With all of that said, I absolutely wouldn't trade their sisterhood for the world and I know they wouldn't either. My four-year-old loves nothing more than trotting her sister into her classroom to show her off. And my two-year-old loves copying her sister, who she believes is the best thing since Disney.

So my husband and I got our wish: we have two precious children who are very close in every way. They are sisters. They are best friends. They bring out the best and sometimes the worst in each other. They laugh, they cry, they love (even when they're trying to rip each others' hair out). And in the end they share without even realizing it; they share a connection that they will never share with another soul in their entire lifetime. Cherish it, girls.

Wednesday, January 03, 2007

Magic

Has it really been almost a month since my last entry??

The festivities of December simply left me with no free time to upkeep the blog. It’s a new year, and I promise to be better.

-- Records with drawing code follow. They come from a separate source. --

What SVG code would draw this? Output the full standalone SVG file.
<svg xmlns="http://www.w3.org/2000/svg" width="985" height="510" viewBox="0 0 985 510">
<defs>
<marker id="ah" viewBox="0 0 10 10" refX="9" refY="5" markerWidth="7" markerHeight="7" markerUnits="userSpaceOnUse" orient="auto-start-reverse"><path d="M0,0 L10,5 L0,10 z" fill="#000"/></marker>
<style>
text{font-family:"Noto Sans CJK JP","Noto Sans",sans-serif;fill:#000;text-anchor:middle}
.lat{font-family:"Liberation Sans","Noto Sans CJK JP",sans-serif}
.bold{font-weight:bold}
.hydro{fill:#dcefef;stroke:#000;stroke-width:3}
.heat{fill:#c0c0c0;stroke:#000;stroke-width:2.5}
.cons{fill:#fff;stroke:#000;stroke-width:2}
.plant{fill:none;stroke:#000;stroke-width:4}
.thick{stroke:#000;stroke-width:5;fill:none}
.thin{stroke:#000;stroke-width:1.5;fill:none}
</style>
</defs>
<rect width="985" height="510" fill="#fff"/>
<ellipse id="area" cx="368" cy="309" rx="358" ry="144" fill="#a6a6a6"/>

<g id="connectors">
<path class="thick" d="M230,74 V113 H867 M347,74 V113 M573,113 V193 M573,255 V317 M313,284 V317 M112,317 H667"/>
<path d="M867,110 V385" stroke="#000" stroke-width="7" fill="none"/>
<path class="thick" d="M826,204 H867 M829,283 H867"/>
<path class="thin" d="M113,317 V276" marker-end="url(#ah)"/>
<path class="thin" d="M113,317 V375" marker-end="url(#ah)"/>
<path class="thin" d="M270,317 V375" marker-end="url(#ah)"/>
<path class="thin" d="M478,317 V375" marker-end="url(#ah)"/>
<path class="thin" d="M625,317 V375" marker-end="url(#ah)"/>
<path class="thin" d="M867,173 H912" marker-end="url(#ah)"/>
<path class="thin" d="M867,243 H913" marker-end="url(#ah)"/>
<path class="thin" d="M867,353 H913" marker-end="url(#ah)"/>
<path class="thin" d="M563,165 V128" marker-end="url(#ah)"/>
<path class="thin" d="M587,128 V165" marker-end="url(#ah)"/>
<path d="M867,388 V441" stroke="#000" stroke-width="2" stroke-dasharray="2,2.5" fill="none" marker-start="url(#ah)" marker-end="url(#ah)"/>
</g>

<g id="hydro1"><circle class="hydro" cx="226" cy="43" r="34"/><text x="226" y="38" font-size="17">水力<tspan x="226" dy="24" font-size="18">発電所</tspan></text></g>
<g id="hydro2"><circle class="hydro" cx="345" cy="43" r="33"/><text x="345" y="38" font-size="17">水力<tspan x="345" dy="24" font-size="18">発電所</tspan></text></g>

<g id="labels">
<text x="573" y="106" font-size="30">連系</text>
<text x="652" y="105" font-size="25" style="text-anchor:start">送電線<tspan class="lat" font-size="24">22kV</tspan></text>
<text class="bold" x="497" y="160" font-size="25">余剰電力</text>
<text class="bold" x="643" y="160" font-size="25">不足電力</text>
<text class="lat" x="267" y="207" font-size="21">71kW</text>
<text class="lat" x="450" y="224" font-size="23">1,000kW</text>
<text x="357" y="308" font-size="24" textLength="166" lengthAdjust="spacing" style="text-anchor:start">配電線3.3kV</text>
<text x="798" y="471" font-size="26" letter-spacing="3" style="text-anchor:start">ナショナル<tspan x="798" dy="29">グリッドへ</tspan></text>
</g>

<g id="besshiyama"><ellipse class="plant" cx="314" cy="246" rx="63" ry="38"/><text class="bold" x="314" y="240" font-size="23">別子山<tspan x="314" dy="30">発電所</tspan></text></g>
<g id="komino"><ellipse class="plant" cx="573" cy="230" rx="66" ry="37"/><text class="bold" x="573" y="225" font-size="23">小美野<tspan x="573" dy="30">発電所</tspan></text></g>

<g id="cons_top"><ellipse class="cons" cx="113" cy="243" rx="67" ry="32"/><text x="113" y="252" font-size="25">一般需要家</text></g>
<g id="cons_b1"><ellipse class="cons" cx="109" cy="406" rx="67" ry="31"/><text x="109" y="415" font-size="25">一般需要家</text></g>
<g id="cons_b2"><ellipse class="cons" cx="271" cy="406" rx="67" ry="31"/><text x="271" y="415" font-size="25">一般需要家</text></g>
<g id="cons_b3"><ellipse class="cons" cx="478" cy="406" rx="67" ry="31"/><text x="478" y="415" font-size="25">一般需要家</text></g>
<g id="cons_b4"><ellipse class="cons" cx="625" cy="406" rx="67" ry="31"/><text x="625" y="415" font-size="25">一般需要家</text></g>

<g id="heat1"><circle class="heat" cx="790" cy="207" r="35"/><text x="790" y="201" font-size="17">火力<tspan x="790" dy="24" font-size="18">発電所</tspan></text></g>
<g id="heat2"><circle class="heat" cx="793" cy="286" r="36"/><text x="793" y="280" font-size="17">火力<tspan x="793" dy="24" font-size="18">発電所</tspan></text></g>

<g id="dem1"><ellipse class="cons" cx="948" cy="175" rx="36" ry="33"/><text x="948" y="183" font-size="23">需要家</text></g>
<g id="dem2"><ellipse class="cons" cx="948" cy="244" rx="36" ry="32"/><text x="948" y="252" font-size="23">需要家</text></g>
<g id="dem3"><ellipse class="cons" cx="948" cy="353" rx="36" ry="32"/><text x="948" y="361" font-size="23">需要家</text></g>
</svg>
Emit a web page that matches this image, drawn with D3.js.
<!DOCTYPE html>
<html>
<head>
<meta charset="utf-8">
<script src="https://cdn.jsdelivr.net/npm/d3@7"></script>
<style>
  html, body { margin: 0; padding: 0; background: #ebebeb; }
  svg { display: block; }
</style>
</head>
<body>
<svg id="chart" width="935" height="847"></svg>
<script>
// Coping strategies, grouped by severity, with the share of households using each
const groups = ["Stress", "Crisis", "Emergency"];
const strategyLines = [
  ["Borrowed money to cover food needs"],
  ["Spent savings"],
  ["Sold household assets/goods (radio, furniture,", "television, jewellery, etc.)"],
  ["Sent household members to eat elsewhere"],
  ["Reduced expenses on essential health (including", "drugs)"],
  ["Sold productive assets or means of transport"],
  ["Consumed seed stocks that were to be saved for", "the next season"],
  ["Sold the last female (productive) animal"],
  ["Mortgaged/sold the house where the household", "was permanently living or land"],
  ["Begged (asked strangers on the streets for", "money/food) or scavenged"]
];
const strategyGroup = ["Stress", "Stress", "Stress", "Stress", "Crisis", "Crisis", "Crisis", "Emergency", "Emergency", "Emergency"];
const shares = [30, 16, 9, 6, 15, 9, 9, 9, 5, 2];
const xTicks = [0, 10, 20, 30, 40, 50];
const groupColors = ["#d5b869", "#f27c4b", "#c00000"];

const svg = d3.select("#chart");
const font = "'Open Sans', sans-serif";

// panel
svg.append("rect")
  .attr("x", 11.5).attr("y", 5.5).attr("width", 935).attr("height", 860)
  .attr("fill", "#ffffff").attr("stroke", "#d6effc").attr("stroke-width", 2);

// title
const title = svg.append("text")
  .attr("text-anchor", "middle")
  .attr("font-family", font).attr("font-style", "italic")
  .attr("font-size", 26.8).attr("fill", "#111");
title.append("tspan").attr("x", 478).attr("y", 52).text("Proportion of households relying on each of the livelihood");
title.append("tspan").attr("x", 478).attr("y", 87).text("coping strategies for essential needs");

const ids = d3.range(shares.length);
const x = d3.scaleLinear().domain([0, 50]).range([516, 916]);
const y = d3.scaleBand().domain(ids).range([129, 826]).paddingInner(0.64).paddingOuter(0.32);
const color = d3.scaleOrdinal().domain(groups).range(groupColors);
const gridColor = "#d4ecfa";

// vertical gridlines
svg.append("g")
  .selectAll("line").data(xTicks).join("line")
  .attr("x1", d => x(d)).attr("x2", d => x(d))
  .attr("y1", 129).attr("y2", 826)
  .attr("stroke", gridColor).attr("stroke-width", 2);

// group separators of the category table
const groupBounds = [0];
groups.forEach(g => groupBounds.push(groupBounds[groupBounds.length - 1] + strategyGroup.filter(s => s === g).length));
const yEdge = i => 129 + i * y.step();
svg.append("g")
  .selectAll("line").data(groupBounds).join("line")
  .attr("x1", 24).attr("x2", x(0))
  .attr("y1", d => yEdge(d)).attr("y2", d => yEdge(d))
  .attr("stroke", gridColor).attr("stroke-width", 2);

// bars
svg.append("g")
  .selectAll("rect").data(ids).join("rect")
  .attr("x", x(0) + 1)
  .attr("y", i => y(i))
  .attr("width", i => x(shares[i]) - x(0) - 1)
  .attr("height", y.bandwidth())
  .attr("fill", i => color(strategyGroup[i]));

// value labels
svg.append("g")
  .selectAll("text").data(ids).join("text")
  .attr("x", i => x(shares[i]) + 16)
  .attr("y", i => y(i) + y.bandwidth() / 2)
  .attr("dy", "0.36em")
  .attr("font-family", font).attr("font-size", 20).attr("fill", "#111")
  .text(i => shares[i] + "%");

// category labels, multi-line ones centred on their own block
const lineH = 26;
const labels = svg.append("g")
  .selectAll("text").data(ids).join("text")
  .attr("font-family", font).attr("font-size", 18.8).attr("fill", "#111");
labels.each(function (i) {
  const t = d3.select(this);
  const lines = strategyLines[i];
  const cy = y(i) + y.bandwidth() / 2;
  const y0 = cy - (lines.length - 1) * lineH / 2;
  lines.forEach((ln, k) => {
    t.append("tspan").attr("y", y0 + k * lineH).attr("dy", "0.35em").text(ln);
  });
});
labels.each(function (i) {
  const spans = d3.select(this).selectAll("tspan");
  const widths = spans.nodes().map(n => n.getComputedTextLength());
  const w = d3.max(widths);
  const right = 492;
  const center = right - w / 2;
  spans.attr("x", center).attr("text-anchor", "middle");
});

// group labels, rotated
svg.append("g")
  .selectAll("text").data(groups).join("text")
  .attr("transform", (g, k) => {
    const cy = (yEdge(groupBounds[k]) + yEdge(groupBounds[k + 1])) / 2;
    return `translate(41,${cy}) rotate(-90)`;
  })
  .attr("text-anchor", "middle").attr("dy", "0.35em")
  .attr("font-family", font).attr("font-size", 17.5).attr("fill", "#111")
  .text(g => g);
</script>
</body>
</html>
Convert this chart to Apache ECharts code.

Our holidays were, in the words of a favorite friend of mine, fantastic. How could they not be, with a two-year-old and four-year-old?? My girls are in the prime of the time of believing and all the magic that goes with that. However, I’m beginning to realize just how fleeting that precious time is. My older daughter is showing more signs of one who will figure it all out very prematurely.

On Christmas Eve, we went to my parents’ house. I brought the girls their pajamas to change into with the hope that they would fall asleep early, giving Mr. and Mrs. Claus more time to set up. On the ride home, I looked in the back seat, and sure enough, they were out like a light. It was only 8pm, so my husband and I were very excited about the prospect of getting to sleep a bit earlier than anticipated. We started talking about all that we had to do that night: assemble the 12 Dancing Princesses’ Castle, bring up all of the presents from the basement and add bows to them, set up the new Dora tent, eat the cookies left out for Santa and leave a thank you note.

When we got home, we carried the girls up to bed. As we laid our four-year-old down on the bed, a huge smile grew across her face. I said to my husband, Aww, look. She must be having a great Christmas dream. She then startled me by busting out in laughter. I asked her if we had just woken her up. She replied, No silly. I was just pretending I was asleep so Santa would come. She claimed she had never fallen asleep.

In horror I then recalled the conversation my husband and I had shared in the car on the way home, thinking both of the girls were asleep: the great detail of what we (not Santa) were going to do that night. I thought, That’s it! The secret is out. Christmas is spoiled. So I asked her what her daddy and I had been talking about in the car. She wouldn’t respond. I’m not sure if a) she really had fallen asleep for a bit and hadn’t heard us; b) she had heard us, but didn’t want to spoil our fun by telling us she knew; or c) she was awake but just didn’t hear us or just didn’t put it together. I tend to think Option C is the most likely possibility.

Regardless, Christmas was a smashing success. My daughters met the morning with glee and enthusiasm; with fun and love. Through the eyes of our little ones, my husband and I have re-discovered the happiness and excitement of this special time of year. Even if this was our last Christmas with the full-fledged “Santa” belief intact (I hope it’s not!), I know the magic that we feel together will never go away.

P.S. Ok, I admit it. This was a particularly sappy blog entry. It comes with the season. Give me some time and I’m sure I’ll be back to my old sarcastic self again.